## BEGIN
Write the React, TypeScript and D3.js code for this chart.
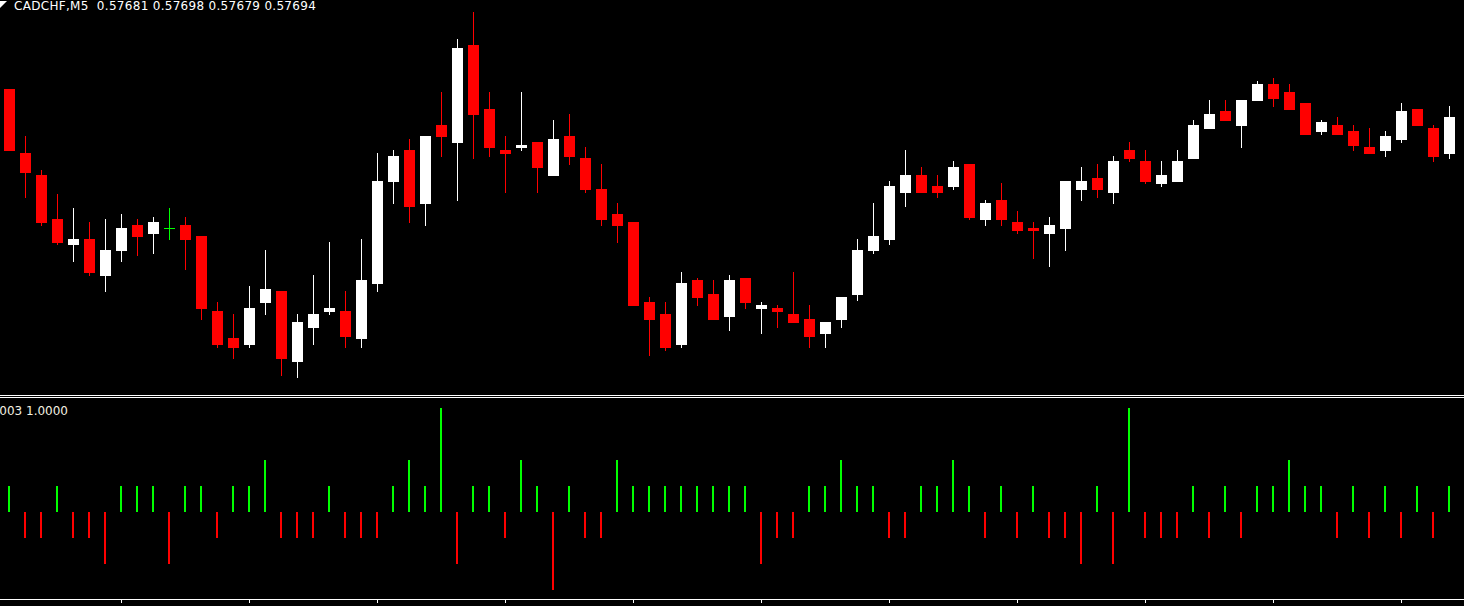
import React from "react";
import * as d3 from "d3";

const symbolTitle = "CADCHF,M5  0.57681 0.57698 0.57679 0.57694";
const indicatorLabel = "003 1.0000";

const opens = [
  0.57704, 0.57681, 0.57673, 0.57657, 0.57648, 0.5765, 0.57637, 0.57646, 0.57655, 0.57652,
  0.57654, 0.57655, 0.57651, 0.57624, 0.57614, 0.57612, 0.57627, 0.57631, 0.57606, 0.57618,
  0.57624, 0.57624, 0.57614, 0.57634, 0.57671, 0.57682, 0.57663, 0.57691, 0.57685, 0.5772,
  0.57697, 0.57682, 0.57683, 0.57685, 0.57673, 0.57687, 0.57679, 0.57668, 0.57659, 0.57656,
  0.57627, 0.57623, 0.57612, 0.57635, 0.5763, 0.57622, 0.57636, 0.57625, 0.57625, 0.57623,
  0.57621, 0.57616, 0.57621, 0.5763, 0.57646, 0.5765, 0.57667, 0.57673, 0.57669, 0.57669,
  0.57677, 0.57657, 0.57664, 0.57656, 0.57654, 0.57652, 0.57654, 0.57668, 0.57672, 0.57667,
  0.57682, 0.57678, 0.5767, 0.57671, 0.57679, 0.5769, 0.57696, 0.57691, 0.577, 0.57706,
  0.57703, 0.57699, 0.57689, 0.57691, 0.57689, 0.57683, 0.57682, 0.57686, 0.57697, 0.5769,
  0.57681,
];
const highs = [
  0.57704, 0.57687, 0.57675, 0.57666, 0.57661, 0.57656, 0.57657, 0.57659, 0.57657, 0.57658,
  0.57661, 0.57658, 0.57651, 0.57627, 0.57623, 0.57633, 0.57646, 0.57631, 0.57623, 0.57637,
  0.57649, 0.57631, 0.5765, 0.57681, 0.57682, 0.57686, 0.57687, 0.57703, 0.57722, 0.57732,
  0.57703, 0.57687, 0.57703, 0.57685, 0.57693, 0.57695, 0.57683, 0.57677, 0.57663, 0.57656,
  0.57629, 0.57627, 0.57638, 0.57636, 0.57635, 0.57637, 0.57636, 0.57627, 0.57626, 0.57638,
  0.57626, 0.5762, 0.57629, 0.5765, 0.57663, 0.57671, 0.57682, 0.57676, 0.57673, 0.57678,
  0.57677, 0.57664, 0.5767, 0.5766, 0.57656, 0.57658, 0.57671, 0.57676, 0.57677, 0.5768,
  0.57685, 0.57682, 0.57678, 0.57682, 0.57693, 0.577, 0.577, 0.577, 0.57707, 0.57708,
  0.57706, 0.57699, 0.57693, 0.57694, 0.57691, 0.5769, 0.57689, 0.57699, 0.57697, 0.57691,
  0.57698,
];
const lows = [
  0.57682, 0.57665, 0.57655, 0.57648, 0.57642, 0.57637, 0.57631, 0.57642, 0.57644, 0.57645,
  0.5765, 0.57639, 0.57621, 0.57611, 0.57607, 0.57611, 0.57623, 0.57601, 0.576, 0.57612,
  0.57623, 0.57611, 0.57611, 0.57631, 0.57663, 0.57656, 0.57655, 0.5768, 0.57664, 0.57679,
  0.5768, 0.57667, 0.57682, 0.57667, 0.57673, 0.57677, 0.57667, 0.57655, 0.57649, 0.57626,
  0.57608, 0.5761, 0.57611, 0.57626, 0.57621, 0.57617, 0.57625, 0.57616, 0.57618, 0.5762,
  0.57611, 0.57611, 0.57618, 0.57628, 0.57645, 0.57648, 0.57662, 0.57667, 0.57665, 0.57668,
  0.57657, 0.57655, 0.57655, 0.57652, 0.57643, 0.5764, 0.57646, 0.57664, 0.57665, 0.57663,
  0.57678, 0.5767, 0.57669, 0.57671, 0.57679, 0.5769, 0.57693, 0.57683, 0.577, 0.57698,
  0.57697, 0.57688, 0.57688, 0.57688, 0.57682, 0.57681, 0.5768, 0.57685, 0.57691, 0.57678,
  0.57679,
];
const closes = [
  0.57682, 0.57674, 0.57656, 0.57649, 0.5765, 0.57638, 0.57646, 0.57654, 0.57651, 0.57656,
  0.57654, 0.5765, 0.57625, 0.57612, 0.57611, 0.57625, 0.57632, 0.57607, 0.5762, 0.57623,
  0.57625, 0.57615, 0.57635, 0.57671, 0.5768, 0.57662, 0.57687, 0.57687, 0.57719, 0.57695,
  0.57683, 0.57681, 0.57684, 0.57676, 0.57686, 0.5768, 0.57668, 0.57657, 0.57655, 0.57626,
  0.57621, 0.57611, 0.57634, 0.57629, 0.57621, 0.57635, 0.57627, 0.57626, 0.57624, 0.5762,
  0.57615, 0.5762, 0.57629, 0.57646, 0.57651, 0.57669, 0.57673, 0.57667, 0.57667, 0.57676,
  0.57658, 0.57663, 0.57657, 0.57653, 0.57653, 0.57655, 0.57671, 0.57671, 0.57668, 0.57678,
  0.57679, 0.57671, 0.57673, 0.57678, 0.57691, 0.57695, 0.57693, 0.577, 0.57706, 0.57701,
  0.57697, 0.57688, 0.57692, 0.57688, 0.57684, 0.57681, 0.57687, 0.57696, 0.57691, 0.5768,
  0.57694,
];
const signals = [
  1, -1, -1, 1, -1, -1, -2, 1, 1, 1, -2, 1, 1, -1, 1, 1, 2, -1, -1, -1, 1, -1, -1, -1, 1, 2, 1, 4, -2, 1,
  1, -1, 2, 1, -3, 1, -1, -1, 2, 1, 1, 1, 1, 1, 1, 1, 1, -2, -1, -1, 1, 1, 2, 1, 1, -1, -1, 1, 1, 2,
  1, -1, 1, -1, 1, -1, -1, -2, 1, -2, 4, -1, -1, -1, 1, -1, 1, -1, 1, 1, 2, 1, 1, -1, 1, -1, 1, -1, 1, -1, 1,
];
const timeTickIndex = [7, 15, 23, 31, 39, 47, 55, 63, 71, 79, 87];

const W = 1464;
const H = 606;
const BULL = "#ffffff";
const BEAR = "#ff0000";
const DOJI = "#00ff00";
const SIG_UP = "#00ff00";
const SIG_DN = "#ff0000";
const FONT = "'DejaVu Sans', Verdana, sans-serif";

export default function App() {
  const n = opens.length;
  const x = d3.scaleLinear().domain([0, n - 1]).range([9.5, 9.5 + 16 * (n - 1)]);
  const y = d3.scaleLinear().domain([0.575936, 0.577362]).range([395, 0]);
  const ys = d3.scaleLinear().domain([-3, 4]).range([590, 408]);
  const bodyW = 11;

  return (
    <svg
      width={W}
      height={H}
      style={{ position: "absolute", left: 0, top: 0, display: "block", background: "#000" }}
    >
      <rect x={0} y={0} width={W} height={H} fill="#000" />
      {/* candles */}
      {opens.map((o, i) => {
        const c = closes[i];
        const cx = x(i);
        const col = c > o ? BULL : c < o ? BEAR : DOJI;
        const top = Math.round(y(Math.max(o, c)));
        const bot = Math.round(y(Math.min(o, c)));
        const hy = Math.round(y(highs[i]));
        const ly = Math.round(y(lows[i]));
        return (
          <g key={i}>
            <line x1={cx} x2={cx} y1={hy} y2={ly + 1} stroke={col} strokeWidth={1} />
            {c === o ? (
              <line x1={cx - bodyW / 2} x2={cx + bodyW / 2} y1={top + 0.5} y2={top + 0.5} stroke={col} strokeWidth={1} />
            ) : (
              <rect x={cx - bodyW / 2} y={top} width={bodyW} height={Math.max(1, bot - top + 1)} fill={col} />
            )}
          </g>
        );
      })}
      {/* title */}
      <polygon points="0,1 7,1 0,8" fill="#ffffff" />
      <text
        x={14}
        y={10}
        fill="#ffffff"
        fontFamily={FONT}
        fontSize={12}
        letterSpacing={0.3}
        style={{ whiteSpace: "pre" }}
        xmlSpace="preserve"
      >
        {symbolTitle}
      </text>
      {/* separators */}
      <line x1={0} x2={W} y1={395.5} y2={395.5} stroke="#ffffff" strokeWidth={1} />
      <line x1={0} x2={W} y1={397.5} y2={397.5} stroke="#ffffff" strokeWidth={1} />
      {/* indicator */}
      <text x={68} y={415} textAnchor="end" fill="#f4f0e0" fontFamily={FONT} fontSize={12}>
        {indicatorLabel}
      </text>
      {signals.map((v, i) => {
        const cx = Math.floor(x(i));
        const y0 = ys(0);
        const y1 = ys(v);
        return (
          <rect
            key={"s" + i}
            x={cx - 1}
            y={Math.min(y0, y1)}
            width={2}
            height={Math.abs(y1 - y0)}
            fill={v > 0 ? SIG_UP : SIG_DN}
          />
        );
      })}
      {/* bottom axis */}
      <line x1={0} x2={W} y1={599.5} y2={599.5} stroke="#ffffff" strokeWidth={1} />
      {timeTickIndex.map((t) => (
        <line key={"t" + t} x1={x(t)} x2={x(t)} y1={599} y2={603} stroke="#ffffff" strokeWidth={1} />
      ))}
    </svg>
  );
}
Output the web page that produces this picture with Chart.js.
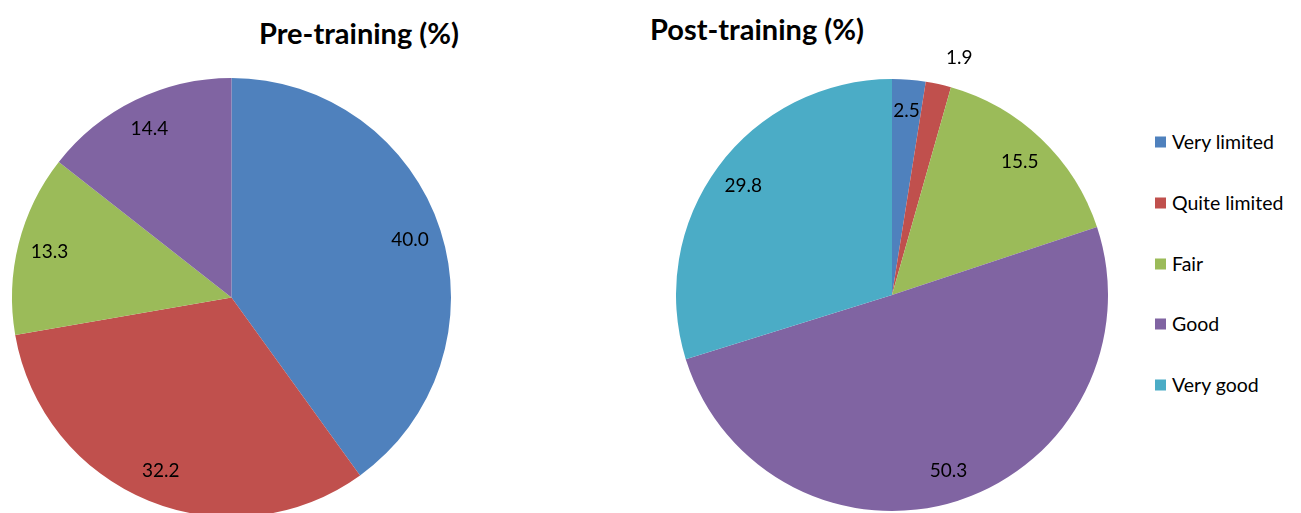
## END
> Problem requirements
Your task is to report how many lines of the material include the string "React". Give the number and no other words.

> Task response
2